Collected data
═══

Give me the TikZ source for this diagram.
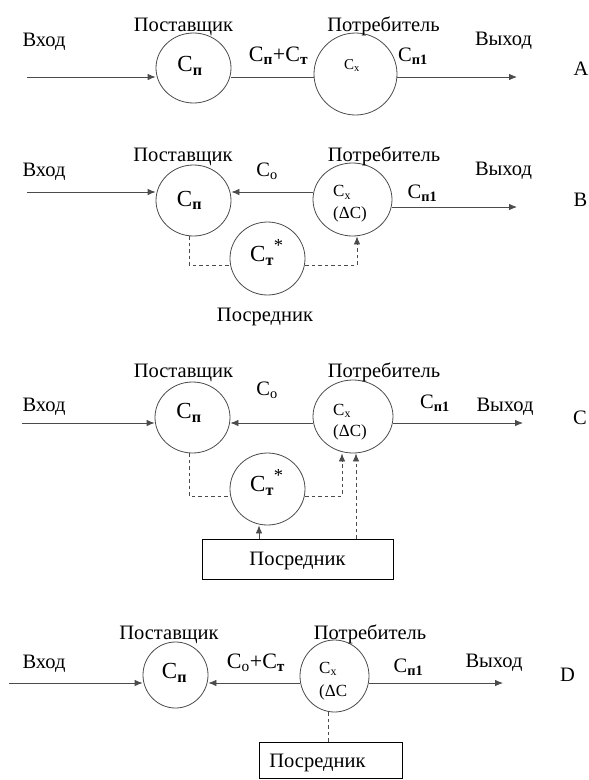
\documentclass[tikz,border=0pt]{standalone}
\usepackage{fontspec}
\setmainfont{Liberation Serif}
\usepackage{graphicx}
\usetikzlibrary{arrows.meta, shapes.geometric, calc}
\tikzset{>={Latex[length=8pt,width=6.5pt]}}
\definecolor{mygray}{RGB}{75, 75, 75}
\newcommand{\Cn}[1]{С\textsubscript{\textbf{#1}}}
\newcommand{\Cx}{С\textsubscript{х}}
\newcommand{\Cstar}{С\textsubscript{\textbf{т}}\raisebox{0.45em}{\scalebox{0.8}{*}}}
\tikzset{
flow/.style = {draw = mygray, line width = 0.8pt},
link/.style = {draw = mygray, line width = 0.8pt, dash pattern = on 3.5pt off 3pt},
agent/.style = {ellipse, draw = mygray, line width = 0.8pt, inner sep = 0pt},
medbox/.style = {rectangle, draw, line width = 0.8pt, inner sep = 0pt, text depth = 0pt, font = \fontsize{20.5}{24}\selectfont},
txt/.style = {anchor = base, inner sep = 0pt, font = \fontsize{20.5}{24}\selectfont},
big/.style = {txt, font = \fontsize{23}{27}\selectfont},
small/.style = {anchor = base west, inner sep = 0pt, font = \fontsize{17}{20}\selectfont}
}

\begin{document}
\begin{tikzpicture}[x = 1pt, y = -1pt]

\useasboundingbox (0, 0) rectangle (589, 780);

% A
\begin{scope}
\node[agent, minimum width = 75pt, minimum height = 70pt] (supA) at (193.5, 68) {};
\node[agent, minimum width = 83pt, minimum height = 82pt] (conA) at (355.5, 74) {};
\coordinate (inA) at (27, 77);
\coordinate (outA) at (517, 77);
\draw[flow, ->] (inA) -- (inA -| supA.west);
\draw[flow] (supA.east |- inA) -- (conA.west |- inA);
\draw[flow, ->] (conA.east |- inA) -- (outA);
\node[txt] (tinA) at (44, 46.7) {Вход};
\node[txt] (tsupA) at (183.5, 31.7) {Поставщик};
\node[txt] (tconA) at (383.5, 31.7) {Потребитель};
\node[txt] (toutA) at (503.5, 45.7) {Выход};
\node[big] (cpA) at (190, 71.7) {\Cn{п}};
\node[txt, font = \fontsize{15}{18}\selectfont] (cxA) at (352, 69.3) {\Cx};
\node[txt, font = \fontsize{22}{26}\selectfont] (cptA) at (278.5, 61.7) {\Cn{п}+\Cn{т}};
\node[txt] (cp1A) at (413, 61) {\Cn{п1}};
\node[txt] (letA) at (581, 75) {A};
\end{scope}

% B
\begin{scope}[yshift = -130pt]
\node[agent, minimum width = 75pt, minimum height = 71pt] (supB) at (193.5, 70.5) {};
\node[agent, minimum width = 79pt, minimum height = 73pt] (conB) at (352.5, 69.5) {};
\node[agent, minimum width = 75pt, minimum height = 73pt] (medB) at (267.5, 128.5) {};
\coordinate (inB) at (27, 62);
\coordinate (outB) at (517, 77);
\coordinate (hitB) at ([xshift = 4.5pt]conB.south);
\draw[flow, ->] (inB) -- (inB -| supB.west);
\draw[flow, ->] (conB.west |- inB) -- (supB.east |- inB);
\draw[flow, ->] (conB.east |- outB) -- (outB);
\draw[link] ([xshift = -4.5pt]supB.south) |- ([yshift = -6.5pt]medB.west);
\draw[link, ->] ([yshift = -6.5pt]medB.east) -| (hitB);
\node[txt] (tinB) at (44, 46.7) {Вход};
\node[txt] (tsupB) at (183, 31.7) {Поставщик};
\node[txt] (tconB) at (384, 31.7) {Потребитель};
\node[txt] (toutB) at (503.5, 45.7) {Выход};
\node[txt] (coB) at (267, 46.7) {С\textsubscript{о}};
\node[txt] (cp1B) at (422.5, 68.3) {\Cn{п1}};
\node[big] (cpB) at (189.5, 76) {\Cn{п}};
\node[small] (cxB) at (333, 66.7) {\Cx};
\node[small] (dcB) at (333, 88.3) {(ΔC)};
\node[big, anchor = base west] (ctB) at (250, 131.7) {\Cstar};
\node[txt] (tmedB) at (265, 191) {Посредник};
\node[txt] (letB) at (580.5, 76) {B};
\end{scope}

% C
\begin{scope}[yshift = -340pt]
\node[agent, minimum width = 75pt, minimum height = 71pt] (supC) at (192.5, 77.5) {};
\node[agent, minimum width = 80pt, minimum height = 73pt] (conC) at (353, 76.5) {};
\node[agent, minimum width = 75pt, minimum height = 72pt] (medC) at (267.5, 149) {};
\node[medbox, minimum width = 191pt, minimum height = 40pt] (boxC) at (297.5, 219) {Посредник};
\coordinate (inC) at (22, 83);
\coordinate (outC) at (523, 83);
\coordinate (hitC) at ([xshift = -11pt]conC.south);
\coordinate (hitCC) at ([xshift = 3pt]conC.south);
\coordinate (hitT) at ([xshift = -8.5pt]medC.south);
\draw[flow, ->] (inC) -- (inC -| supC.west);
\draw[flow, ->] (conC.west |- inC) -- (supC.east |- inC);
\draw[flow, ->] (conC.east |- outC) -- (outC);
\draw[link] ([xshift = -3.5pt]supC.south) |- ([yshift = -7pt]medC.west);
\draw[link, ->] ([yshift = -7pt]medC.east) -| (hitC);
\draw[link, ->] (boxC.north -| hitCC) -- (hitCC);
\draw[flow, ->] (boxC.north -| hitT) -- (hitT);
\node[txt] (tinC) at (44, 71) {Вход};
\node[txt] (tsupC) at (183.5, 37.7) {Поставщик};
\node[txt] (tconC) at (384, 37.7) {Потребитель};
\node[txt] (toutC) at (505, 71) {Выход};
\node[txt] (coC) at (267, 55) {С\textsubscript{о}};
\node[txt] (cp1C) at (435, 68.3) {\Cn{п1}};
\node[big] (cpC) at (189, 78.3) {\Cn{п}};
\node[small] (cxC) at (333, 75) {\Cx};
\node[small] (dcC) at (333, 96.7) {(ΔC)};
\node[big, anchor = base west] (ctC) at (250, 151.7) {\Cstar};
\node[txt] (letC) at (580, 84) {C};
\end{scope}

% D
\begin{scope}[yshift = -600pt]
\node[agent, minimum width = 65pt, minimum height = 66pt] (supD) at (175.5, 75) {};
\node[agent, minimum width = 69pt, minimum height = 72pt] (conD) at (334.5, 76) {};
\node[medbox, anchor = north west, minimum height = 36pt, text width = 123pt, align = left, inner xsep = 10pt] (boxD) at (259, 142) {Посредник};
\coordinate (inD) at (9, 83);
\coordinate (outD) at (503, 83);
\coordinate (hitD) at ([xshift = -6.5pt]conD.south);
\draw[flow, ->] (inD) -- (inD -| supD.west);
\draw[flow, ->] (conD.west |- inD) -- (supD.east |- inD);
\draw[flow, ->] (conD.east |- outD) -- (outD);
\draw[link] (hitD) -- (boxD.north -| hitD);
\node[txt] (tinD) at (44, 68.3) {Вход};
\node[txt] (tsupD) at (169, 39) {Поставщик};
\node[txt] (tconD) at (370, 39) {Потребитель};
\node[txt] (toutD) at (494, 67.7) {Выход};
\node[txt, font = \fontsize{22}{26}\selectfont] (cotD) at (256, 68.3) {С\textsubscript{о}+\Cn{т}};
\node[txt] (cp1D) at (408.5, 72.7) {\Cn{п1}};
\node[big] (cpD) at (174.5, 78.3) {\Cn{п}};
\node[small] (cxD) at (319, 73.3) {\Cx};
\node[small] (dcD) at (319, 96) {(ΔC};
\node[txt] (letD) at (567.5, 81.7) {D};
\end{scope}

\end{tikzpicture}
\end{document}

═══

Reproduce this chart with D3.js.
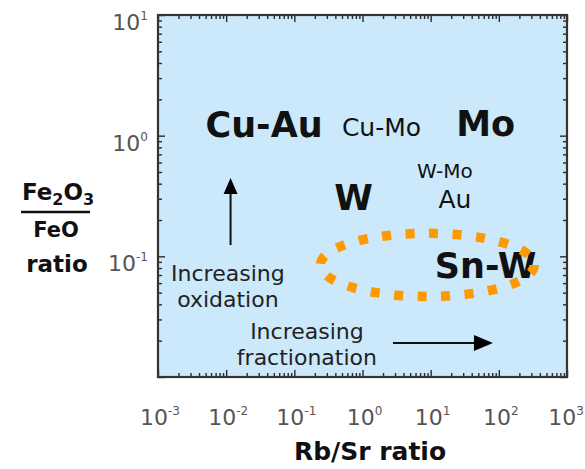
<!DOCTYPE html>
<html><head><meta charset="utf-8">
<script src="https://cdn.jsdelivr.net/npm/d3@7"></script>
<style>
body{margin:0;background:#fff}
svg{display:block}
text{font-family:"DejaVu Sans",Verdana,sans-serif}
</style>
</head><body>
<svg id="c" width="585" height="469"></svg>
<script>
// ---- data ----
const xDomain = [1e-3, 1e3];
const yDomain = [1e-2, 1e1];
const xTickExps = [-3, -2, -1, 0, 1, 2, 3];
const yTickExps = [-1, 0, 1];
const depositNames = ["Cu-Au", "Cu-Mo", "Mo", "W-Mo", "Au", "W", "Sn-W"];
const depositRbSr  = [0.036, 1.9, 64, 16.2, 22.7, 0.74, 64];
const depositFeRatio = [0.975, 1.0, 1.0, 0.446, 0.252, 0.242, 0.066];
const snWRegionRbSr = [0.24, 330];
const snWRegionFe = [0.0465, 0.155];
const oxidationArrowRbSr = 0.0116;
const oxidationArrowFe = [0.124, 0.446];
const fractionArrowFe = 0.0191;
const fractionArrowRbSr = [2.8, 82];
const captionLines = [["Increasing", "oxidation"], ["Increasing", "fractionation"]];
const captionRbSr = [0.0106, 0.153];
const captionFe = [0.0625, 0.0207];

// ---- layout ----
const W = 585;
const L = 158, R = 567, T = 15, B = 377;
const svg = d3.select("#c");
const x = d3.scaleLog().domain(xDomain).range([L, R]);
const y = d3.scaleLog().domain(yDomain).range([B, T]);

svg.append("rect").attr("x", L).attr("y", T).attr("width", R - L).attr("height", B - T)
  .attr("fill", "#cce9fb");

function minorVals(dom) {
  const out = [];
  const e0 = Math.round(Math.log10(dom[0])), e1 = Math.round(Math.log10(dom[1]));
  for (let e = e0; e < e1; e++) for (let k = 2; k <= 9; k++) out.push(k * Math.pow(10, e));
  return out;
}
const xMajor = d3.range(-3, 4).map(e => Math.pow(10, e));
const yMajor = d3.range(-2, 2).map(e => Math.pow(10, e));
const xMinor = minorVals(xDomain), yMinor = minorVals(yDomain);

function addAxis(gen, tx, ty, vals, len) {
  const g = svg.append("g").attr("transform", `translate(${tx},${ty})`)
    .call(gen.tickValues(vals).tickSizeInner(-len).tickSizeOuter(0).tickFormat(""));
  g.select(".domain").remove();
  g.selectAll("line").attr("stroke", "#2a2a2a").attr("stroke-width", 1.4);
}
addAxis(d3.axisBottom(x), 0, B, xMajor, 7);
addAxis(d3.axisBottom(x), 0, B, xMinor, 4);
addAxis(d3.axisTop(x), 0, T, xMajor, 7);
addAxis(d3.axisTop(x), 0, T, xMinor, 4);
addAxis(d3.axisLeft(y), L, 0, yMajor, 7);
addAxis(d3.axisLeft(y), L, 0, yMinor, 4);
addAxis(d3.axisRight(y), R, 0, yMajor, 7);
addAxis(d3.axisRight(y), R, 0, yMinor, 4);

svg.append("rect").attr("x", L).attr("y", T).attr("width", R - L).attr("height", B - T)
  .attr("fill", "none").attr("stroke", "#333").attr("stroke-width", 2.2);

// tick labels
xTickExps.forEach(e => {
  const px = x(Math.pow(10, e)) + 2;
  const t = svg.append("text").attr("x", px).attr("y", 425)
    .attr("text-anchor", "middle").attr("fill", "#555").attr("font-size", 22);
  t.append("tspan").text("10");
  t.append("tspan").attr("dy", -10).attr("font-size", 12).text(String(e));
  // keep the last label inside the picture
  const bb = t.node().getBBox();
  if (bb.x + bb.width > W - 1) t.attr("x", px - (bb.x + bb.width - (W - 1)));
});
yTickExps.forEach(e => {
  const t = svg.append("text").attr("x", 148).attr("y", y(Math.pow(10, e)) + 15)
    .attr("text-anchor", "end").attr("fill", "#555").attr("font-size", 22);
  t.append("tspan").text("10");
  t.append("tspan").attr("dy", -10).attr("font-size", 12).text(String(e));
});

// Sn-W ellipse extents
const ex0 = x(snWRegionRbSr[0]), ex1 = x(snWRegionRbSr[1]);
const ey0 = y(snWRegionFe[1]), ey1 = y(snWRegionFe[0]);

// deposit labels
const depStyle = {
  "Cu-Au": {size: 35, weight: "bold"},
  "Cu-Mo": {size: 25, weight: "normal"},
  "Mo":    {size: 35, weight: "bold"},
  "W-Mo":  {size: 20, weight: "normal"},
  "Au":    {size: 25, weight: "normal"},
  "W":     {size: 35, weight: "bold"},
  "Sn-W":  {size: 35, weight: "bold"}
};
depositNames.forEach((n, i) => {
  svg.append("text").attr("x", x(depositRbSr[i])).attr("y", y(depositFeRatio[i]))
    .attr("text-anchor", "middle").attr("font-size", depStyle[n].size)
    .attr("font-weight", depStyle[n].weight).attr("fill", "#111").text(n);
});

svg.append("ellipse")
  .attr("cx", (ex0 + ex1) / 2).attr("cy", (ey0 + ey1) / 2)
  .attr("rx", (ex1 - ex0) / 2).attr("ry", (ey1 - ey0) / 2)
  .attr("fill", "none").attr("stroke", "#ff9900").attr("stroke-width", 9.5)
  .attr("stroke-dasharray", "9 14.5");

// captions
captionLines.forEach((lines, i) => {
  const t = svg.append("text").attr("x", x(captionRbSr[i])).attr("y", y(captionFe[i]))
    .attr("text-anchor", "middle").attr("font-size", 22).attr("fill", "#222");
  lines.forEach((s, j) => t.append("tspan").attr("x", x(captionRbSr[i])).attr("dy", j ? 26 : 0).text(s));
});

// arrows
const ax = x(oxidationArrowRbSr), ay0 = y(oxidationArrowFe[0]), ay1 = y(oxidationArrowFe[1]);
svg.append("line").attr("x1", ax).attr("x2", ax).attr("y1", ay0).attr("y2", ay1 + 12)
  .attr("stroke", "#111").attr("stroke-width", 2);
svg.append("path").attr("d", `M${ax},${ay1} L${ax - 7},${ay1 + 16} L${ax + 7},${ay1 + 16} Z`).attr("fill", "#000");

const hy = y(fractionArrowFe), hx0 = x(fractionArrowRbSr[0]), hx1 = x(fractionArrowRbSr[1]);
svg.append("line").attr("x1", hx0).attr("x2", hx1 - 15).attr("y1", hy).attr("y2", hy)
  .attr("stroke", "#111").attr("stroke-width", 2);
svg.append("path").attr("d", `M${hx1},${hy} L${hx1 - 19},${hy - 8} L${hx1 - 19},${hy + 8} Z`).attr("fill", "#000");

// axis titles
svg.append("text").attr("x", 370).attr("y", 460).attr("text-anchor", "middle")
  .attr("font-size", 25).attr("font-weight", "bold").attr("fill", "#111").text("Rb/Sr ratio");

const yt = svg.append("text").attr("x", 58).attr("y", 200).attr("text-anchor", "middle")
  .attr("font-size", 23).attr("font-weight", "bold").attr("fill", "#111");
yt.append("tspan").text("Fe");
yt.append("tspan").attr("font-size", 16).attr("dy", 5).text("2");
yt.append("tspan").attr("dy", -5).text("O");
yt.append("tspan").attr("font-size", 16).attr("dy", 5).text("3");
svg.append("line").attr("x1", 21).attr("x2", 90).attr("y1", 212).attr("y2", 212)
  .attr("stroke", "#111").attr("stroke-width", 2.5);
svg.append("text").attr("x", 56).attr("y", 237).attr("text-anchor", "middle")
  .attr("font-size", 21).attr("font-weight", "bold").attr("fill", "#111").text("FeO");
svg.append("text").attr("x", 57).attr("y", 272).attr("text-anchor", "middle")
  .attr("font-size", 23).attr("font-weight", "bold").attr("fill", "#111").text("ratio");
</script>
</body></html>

═══

Prompt | In the listing above, find the line with "Reproduce this chart with D3.js." and the line with "const xMinor = minorVals(xDomain), yMinor". Set down both and every line between them, minus the pictures.

Full output |
Reproduce this chart with D3.js.
<!DOCTYPE html>
<html><head><meta charset="utf-8">
<script src="https://cdn.jsdelivr.net/npm/d3@7"></script>
<style>
body{margin:0;background:#fff}
svg{display:block}
text{font-family:"DejaVu Sans",Verdana,sans-serif}
</style>
</head><body>
<svg id="c" width="585" height="469"></svg>
<script>
// ---- data ----
const xDomain = [1e-3, 1e3];
const yDomain = [1e-2, 1e1];
const xTickExps = [-3, -2, -1, 0, 1, 2, 3];
const yTickExps = [-1, 0, 1];
const depositNames = ["Cu-Au", "Cu-Mo", "Mo", "W-Mo", "Au", "W", "Sn-W"];
const depositRbSr  = [0.036, 1.9, 64, 16.2, 22.7, 0.74, 64];
const depositFeRatio = [0.975, 1.0, 1.0, 0.446, 0.252, 0.242, 0.066];
const snWRegionRbSr = [0.24, 330];
const snWRegionFe = [0.0465, 0.155];
const oxidationArrowRbSr = 0.0116;
const oxidationArrowFe = [0.124, 0.446];
const fractionArrowFe = 0.0191;
const fractionArrowRbSr = [2.8, 82];
const captionLines = [["Increasing", "oxidation"], ["Increasing", "fractionation"]];
const captionRbSr = [0.0106, 0.153];
const captionFe = [0.0625, 0.0207];

// ---- layout ----
const W = 585;
const L = 158, R = 567, T = 15, B = 377;
const svg = d3.select("#c");
const x = d3.scaleLog().domain(xDomain).range([L, R]);
const y = d3.scaleLog().domain(yDomain).range([B, T]);

svg.append("rect").attr("x", L).attr("y", T).attr("width", R - L).attr("height", B - T)
  .attr("fill", "#cce9fb");

function minorVals(dom) {
  const out = [];
  const e0 = Math.round(Math.log10(dom[0])), e1 = Math.round(Math.log10(dom[1]));
  for (let e = e0; e < e1; e++) for (let k = 2; k <= 9; k++) out.push(k * Math.pow(10, e));
  return out;
}
const xMajor = d3.range(-3, 4).map(e => Math.pow(10, e));
const yMajor = d3.range(-2, 2).map(e => Math.pow(10, e));
const xMinor = minorVals(xDomain), yMinor = minorVals(yDomain);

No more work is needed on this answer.